His first business in Kenya was a shop in Embakasi where he used to serve quarry workers. (Apparently, there was a quarry in Embakasi back then.)
Later, he was to move to Eldoret and Kisumu on business. At some point, he set up shop in Elburgon bit moved to Nandi Hills. In 1965, Maganlal settled in Nakuru town proper.
In Nakuru, he started a retail shop selling clothes and materials. The business did so well that just a few years later, he bought a building in Nakuru town.

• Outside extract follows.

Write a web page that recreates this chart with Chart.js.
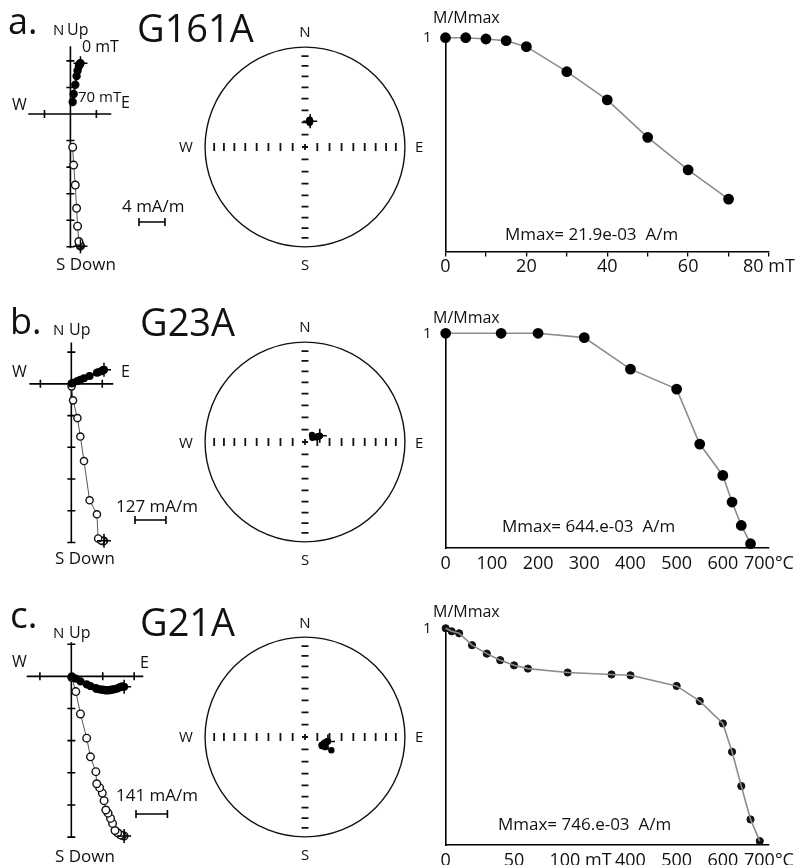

However, it was during this time that Mzee Kenyatta’s government was appropriating foreign-owned businesses. Fearing that his business would be taken at a cheap price, Maganlal Shah decided to sell the building. He approached an entrepreneur from Rongai who was running a shop called Rongai Super Stores. The asking price was Kshs. 90,000 but the highest amount of money the RSS proprietor had handled until then was just Kshs. 6,000. (How Mr. Joram Kamau ended up raising the money for the building is a story for another day).
Mr. Mangalal continued doing well in business. However, due to many unpaid debts, he went bankrupt, closed business and ended up being employed by his brother Hasmukh.
Hasmukh Shah was then running a shop in Nakuru town that also sold clothes and beddings. His shop was called Nakuru Mattresses.
While Maganlal was employed by his brother, his two sons, Vimal and Atul started a business stitching and selling bedsheets. Their business was called Furmatt.
The business did well for the two sons. The coffee boom that started in 1978 favoured them. By the end of 1979, the two sons had helped his dad pay off his 1.2 million debts.
Mangalal’s brother, Hasmukh, who owned Nakuru Mattresses, was by now tired of living in Nakuru. He decided to sell his business and Mangalal with his two sons, Atul Shah and Vimal Shah decided to buy the business. However, they didn’t have enough money. Again, Mangalal turned to his old friend Joram Kamau who gave him the title of the building he had sold him to use as collateral for a loan.
The three turned Nakuru Mattresses from a clothes store to a general merchandise shop. Later, the name of the business was to turn to Nakumatt. Over the years, the business has grown to the largest supermarket chain in Kenya with branches outside the country.
One of the sons, Atul Shah, is the chairman of Nakumatt holdings.